DATASET CONTENT >>

--- begin ---

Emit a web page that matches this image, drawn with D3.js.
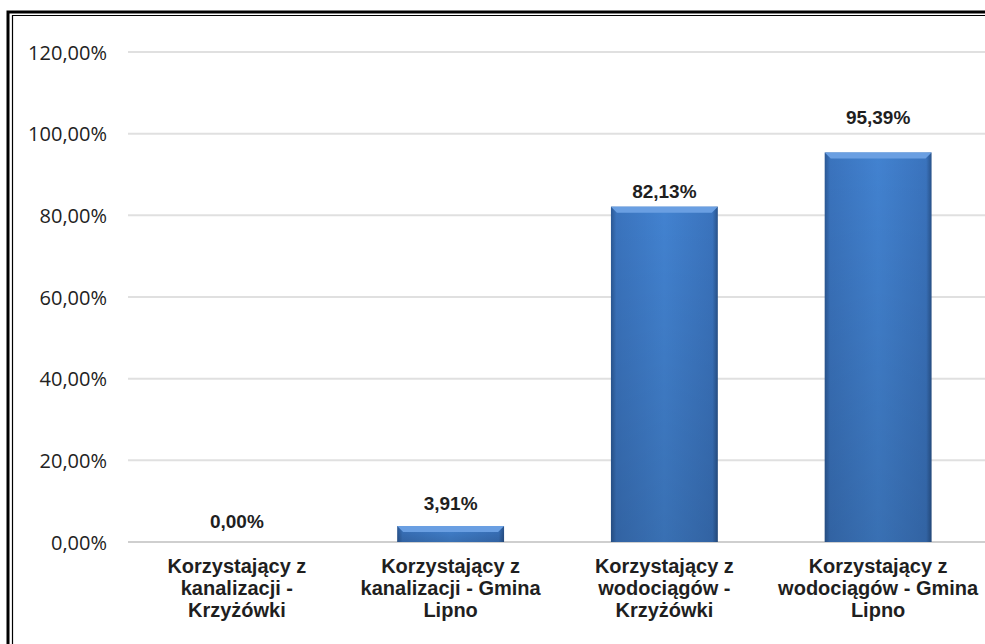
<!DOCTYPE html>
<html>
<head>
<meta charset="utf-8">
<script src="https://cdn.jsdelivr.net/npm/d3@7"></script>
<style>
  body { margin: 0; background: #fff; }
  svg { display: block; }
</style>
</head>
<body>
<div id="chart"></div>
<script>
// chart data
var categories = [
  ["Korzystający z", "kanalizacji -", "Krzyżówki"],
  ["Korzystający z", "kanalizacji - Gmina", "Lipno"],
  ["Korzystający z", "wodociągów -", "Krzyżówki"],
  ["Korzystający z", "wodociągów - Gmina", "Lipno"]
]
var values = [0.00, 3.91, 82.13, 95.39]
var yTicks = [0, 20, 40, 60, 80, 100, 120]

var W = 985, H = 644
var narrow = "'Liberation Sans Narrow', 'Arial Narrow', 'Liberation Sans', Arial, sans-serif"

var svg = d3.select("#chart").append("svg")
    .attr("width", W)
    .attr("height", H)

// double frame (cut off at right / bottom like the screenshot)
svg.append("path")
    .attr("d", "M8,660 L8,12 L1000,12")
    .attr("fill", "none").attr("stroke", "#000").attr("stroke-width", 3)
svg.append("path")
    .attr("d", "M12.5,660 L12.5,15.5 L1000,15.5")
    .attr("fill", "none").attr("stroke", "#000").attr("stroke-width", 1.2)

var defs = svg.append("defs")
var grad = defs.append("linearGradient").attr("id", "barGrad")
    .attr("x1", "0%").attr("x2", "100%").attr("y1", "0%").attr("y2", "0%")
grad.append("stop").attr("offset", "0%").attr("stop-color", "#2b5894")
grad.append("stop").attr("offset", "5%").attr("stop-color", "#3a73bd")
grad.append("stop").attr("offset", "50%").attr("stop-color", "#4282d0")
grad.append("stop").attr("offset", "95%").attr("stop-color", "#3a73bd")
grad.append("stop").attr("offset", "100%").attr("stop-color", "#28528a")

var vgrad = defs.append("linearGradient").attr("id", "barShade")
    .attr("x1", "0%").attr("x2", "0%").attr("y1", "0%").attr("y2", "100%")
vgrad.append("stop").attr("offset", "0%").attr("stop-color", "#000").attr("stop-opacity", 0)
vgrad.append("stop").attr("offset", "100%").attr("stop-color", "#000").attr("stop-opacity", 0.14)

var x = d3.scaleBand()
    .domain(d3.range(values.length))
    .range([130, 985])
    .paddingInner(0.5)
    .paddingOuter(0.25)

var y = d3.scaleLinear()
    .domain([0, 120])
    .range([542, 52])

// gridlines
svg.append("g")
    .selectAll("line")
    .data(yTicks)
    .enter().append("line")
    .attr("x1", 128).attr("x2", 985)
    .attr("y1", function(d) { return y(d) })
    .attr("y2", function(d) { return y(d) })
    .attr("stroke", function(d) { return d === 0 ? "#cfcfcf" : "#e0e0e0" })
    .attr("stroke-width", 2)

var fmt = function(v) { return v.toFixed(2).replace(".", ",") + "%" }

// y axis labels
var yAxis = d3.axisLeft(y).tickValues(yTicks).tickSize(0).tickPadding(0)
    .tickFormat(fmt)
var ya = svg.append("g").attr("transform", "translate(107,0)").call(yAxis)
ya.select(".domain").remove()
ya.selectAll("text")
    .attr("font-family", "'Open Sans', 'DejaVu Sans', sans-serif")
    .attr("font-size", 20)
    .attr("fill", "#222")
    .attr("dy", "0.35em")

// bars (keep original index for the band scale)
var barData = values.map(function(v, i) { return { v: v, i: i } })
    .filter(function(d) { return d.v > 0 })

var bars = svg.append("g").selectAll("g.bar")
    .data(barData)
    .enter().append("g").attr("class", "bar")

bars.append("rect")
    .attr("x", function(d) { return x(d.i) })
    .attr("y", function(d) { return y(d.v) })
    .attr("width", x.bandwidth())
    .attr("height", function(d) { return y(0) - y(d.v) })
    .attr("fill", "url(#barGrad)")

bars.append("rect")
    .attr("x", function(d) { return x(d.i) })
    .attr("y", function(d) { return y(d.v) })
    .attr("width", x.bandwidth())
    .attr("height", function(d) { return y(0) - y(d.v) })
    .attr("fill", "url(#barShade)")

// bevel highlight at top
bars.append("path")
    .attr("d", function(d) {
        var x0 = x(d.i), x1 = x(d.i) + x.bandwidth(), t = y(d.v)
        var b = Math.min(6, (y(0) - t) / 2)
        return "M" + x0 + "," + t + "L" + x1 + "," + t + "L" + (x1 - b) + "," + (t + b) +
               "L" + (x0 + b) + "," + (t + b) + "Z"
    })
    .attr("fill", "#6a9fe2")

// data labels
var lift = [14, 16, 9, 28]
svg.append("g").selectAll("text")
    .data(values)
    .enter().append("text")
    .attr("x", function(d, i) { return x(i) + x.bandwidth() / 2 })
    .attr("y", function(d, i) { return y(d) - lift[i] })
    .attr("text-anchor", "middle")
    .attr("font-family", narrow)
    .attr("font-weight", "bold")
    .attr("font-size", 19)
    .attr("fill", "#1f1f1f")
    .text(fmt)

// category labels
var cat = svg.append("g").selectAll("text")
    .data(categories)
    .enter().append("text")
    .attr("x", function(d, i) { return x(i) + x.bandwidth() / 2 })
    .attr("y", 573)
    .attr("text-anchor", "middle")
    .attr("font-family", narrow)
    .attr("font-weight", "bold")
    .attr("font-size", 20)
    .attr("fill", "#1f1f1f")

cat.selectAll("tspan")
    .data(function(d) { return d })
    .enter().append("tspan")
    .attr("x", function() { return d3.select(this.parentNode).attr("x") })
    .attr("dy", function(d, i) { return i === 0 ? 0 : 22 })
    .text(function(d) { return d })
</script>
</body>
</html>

--- end ---

SHORT EXERCISE >> For the listing above, identify each line bearing "this".

EXERCISE SOLUTION >>
Emit a web page that matches this image, drawn with D3.js.
    .attr("x", function() { return d3.select(this.parentNode).attr("x") })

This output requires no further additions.